Personal life
- Born: Mar'i Yusuf Abi Bakr al-Karmi مرعي يوسف أبي بكر الكرمي 1580 Tulkarm
- Died: 1624 (aged 43–44) Cairo
- Resting place: Tulkarm, Jerusalem, Cairo
- Era: 16th century 17th century
- Region: Arab world
- Main interest(s): Fiqh, Tafsir, Aqeedah
- Notable work: Dalīl al-ṭālib li-nayl al-maṭālib (in Arabic Wikipedia)
- Education: Al-Azhar
- Occupation: Scholar of Islam

Religious life
- Religion: Islam
- Denomination: Sunni
- Jurisprudence: Hanbali
- Creed: Athari

Muslim leader
- Influenced by Ahmad ibn Hanbal, Uthman ibn Sa'id al-Darimi, Ibn Taymiyya, Mansur al-Buhuti;

= Mar'i al-Karmi =

Palestinian Islamic Scholar

Marʻī ibn Yūsuf ibn Abī Bakr Aḥmad al-Karmī (مرعي بن يوسف بن أبي بكر بن أحمد الكرمي; 1580, Tulkarm – 1624, Cairo), often referred as Marʻī ibn Yūsuf al-Karmī, was a Muslim scholar and one of the most famous Hanbali scholars in the Arab world. He was born in Tulkarm, and died in Cairo. He authored several books and most of them are related to Islam.

==Life==
Mar'i al-Karmi was born in Tulkarm in Palestine on April 1580 in the sixteenth century. There are differences among Muslim scholars about his year of birth. Karmi grew up in Tulkarm, and he completed his education from Tulkarm, then he studied Islamic sciences in Jerusalem.

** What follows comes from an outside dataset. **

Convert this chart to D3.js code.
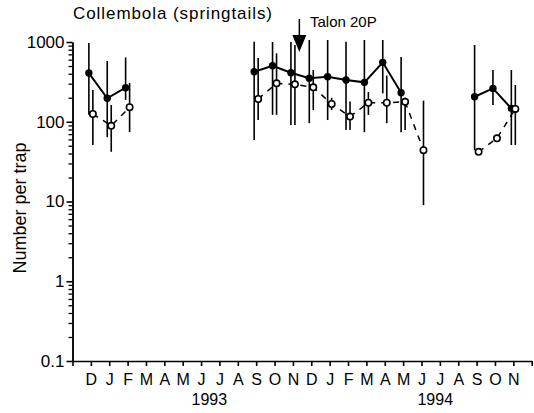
<!DOCTYPE html>
<html>
<head>
<meta charset="utf-8">
<script src="https://cdn.jsdelivr.net/npm/d3@7"></script>
<style>
  body { margin: 0; background: #fff; }
  svg { display: block; font-family: "Liberation Sans", Arial, Helvetica, sans-serif; }
</style>
</head>
<body>
<div class="chart"></div>
<script>
var svgWidth = 534;
var svgHeight = 413;

// month labels for ticks 1..24 (Dec 1992 .. Nov 1994), tick 0 = Nov 1992
var monthLabels = ["D","J","F","M","A","M","J","J","A","S","O","N","D","J","F","M","A","M","J","J","A","S","O","N"];
var yearLabels = ["1993", "1994"];
var yearAt = [7.45, 19.75];
var yTicks = [0.1, 1, 10, 100, 1000];

// sample months (index into the month axis)
var monthIndex = [1, 2, 3, 10, 11, 12, 13, 14, 15, 16, 17, 18, 19, 22, 23, 24];

// filled circles
var solidMean = [408, 197, 267, 424, 504, 412, 351, 367, 334, 312, 556, 231, null, 206, 262, 147];
var solidLow  = [122, 64, 188, 59, 122, 91, 96, 105, 79, 74, 227, 74, null, 44, 162, 51];
var solidHigh = [971, 578, 640, 1009, 1000, 1000, 1059, 1059, 1009, 1059, 1059, 650, null, 917, 446, 446];

// open circles
var openMean = [125, 89, 152, 193, 303, 295, 270, 167, 116, 173, 173, 178, 44, 42, 62, 145];
var openLow  = [51, 42, 74, 105, 122, 91, 140, 140, 79, 122, 96, 79, 9, 42, 62, 51];
var openHigh = [250, 162, 306, 630, 720, 917, 446, 200, 180, 236, 380, 200, 184, 42, 62, 289];

var svg = d3.select(".chart")
  .append("svg")
  .attr("width", svgWidth)
  .attr("height", svgHeight);

var x = d3.scaleLinear().domain([0, 25]).range([72.5, 531.7]);
var y = d3.scaleLog().domain([0.1, 1000]).range([361, 42]);

// build rows for each series
function rows(mean, lo, hi, dx) {
  return monthIndex.map(function(m, i) {
    return { m: m, v: mean[i], lo: lo[i], hi: hi[i], dx: dx };
  }).filter(function(d) { return d.v != null; });
}
var solid = rows(solidMean, solidLow, solidHigh, -2);
var open = rows(openMean, openLow, openHigh, 2);

// split into runs of consecutive months
function runs(data) {
  var out = [], cur = [];
  data.forEach(function(d, i) {
    if (i > 0 && d.m - data[i - 1].m > 1) { out.push(cur); cur = []; }
    cur.push(d);
  });
  out.push(cur);
  return out;
}

var line = d3.line()
  .x(function(d) { return x(d.m) + d.dx; })
  .y(function(d) { return y(d.v); });

// x axis
var xAxis = d3.axisBottom(x)
  .tickValues(d3.range(0, 26))
  .tickSize(5)
  .tickSizeOuter(0)
  .tickPadding(8)
  .tickFormat(function(d) { return monthLabels[d - 1] || ""; });

var gx = svg.append("g")
  .attr("transform", "translate(0," + y(0.1) + ")")
  .call(xAxis);
gx.attr("font-size", 16).attr("font-family", null);
gx.selectAll("path, line").attr("stroke", "#000").attr("stroke-width", 1.6);

// y axis minor ticks
var minor = [];
[0.1, 1, 10, 100].forEach(function(b) {
  for (var k = 2; k <= 9; k++) minor.push(b * k);
});
var gyMinor = svg.append("g")
  .attr("transform", "translate(" + x(0) + ",0)")
  .call(d3.axisLeft(y).tickValues(minor).tickSize(4).tickSizeOuter(0).tickFormat(""));
gyMinor.selectAll("path, line").attr("stroke", "#000").attr("stroke-width", 1.3);

var gy = svg.append("g")
  .attr("transform", "translate(" + x(0) + ",0)")
  .call(d3.axisLeft(y).tickValues(yTicks).tickSize(6).tickSizeOuter(0).tickPadding(2)
    .tickFormat(function(d) { return d < 1 ? "0.1" : d3.format("d")(d); }));
gy.attr("font-size", 17).attr("font-family", null);
gy.selectAll("path, line").attr("stroke", "#000").attr("stroke-width", 1.6);

// year labels
svg.selectAll(".year")
  .data(yearLabels)
  .enter().append("text")
  .attr("class", "year")
  .attr("x", function(d, i) { return x(yearAt[i]); })
  .attr("y", 405)
  .attr("text-anchor", "middle")
  .attr("font-size", 16)
  .text(function(d) { return d; });

// y axis title
svg.append("text")
  .attr("transform", "translate(26,208) rotate(-90)")
  .attr("text-anchor", "middle")
  .attr("font-size", 18)
  .text("Number per trap");

// chart title
svg.append("text")
  .attr("x", 73)
  .attr("y", 19)
  .attr("font-size", 17)
  .attr("textLength", 199)
  .text("Collembola (springtails)");

// Talon 20P annotation
var ax = x(12.35);
svg.append("line")
  .attr("x1", ax).attr("x2", ax)
  .attr("y1", 19).attr("y2", 37)
  .attr("stroke", "#000").attr("stroke-width", 1.5);
svg.append("path")
  .attr("d", "M" + (ax - 7) + ",35L" + (ax + 7) + ",35L" + ax + ",52Z")
  .attr("fill", "#000");
svg.append("text")
  .attr("x", 310)
  .attr("y", 27)
  .attr("font-size", 15)
  .text("Talon 20P");

// connecting lines
svg.selectAll(".solidLine")
  .data(runs(solid))
  .enter().append("path")
  .attr("class", "solidLine")
  .attr("d", line)
  .attr("fill", "none")
  .attr("stroke", "#000")
  .attr("stroke-width", 2);

svg.selectAll(".openLine")
  .data(runs(open))
  .enter().append("path")
  .attr("class", "openLine")
  .attr("d", line)
  .attr("fill", "none")
  .attr("stroke", "#000")
  .attr("stroke-width", 1.5)
  .attr("stroke-dasharray", "6,6");

// error bars
svg.selectAll(".err")
  .data(solid.concat(open))
  .enter().append("line")
  .attr("class", "err")
  .attr("x1", function(d) { return x(d.m) + d.dx; })
  .attr("x2", function(d) { return x(d.m) + d.dx; })
  .attr("y1", function(d) { return y(d.hi); })
  .attr("y2", function(d) { return y(d.lo); })
  .attr("stroke", "#000")
  .attr("stroke-width", 1.6);

// markers
svg.selectAll(".solidDot")
  .data(solid)
  .enter().append("circle")
  .attr("class", "solidDot")
  .attr("cx", function(d) { return x(d.m) + d.dx; })
  .attr("cy", function(d) { return y(d.v); })
  .attr("r", 3.7)
  .attr("fill", "#000");

svg.selectAll(".openDot")
  .data(open)
  .enter().append("circle")
  .attr("class", "openDot")
  .attr("cx", function(d) { return x(d.m) + d.dx; })
  .attr("cy", function(d) { return y(d.v); })
  .attr("r", 3.2)
  .attr("fill", "#fff")
  .attr("stroke", "#000")
  .attr("stroke-width", 1.6);
</script>
</body>
</html>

After that, he went to Egypt and joined the Al-Azhar. There, he studied with Shaykh Manṣūr al-Buhūtī. Mar'i al-Karmi became one of the famous scholars of Al-Azhar, then he became the main Shaykh in the Mosque of Sultan Hassan.

==Works==
His works has been collected in "Majmu' Rasail al-'Allamah Mar'i al-Karmi al-Hanbali".

He was the author of more than one hundred books in many subjects such as Fiqh, Aqeedah, Tafsir, history, poetry and Quranic studies. Some of them are:
- Bahjat al-Nazirin wa Ayat al-Mustadillin (The Delight of Onlookers and the Signs for Investigators), a treatise on cosmology and eschatology (the affairs of the Last Judgment and the Afterlife).
- Farāʾid Fawāʾid al-Fikr fī al-Imām al-Mahdī al-Muntaẓar (Unique Benefits of Contemplation on the Awaited Imam Mahdi)
- Dalīl al-ṭālib li-nayl al-maṭālib.
- Shifāʼ al-ṣudūr fī ziyārat Al-Mashāhid wal Qubūr
- Al-Kawākib ad-Duriya fī Manāqib Al-Mujtahid Ibn Taymiyyah
- Aqāwīl al-thiqāt fī tā'wīl al-asmā' wa-al-sifāt wa-al-ayāt al-muhkamāt wa-al-mutashabahāt.
- Taḥqīq al-burhān fī ithbāt ḥaqīqat al-mīzān.
- Lafẓ al-muwaṭṭaʼ fī bayān al-ṣalāh al-wusṭá.
- Dafʻ al-Shubhah.
- Qalāʼid al-marjān fī al-nāsikh wa-al-mansūkh min al-Qurʼān.

==Personal life==
He was married and had two sons, Yahya and Ahmad.

==Death==
Mar'i al-Karmi died in Cairo in 1624, and was buried there.